Prende forma in queste pagine una straordinaria galleria non solo di scenari naturali (come il deserto, al cap. 18), ma anche un perfetto sistema di personaggi, alcuni dei quali rimasti nella storia della letteratura: dall’impulsivo Tom Joad (se ne ricorderanno Guthrie e Springsteen, il cui toccante brano ispirato al monologo finale di Tom è stato interpretato anche in italiano) all’ex reverendo Jim Casy, il quale dice: “Non c’è nessun peccato e nessuna virtù. C’è solo quello che la gente fa”, e questo realismo spoglio, diretto, è condiviso da Tom. Poi troviamo Ma’, con la sua “nitida, equilibrata bellezza”, “infallibile come una dea” (ben lungi dallo scialbo stereotipo portato poi sullo schermo da John Ford), il rovescio della svagata e timorosa Rose of Sharon. Corrispettivo maschile di Ma’ per la morale eroica, Tom è a sua volta il rovescio del rinunciatario zio John, uno spiantato solitario pieno di sensi di colpa. E ancora: l’alienato ragazzo Noah, che vive “dentro una strana casa silenziosa”, è l’antitesi perfetta di Nonno, vecchio, ciarliero e sanguigno. Questi muore alla partenza, Nonna all’arrivo: simbologia piuttosto chiara.
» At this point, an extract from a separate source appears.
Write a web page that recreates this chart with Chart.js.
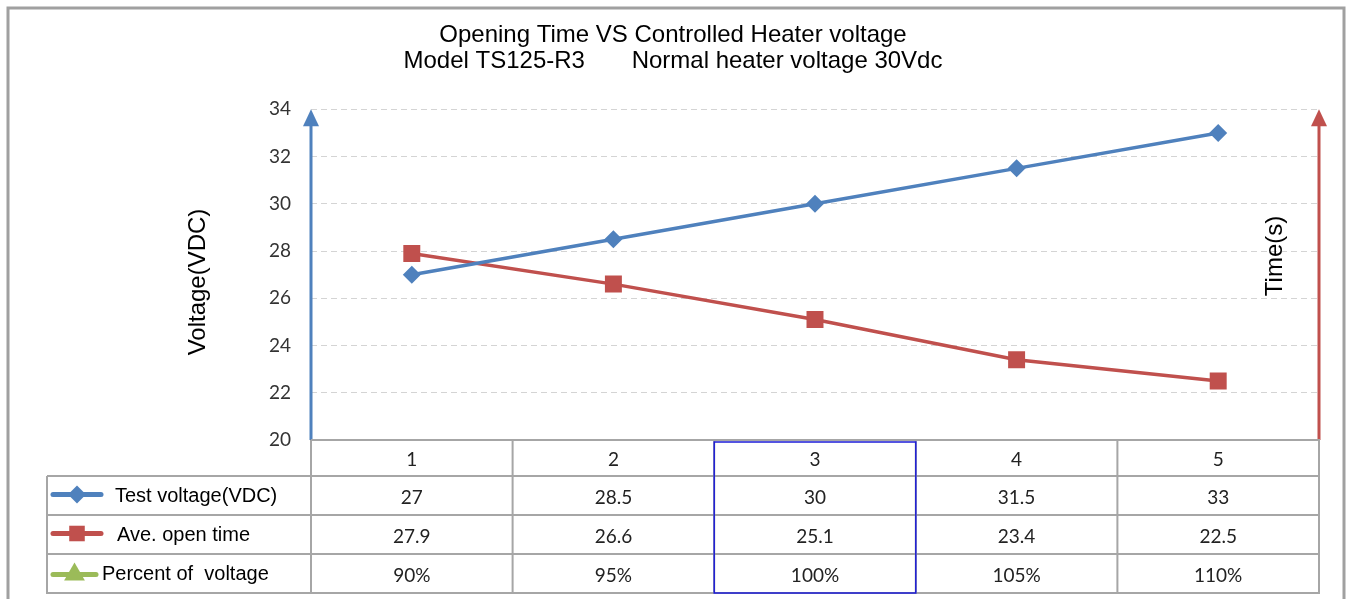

LA RIDUZIONE CINEMATOGRAFICA
Dispiace che il già citato film di John Ford (1940), sebbene impreziosito dall’interpretazione di Henry Fonda nelle vesti di Tom Joad e dalla mirabile qualità della fotografia di Gregg Toland, non riproduca l’ampio respiro del romanzo. Cosa ancor più grave, si conclude (la sceneggiatura è di Nunnally Johnson) senza la durissima scena finale, una delle più strazianti invenzioni della narrativa novecentesca. Ford la sostituì con il classico pistolotto hollywoodiano sulla speranza in un domani migliore, proprio l’anno dopo che la scialba tautologia “Domani è un altro giorno” chiudeva il film forse più sopravvalutato della storia, “Via col vento”.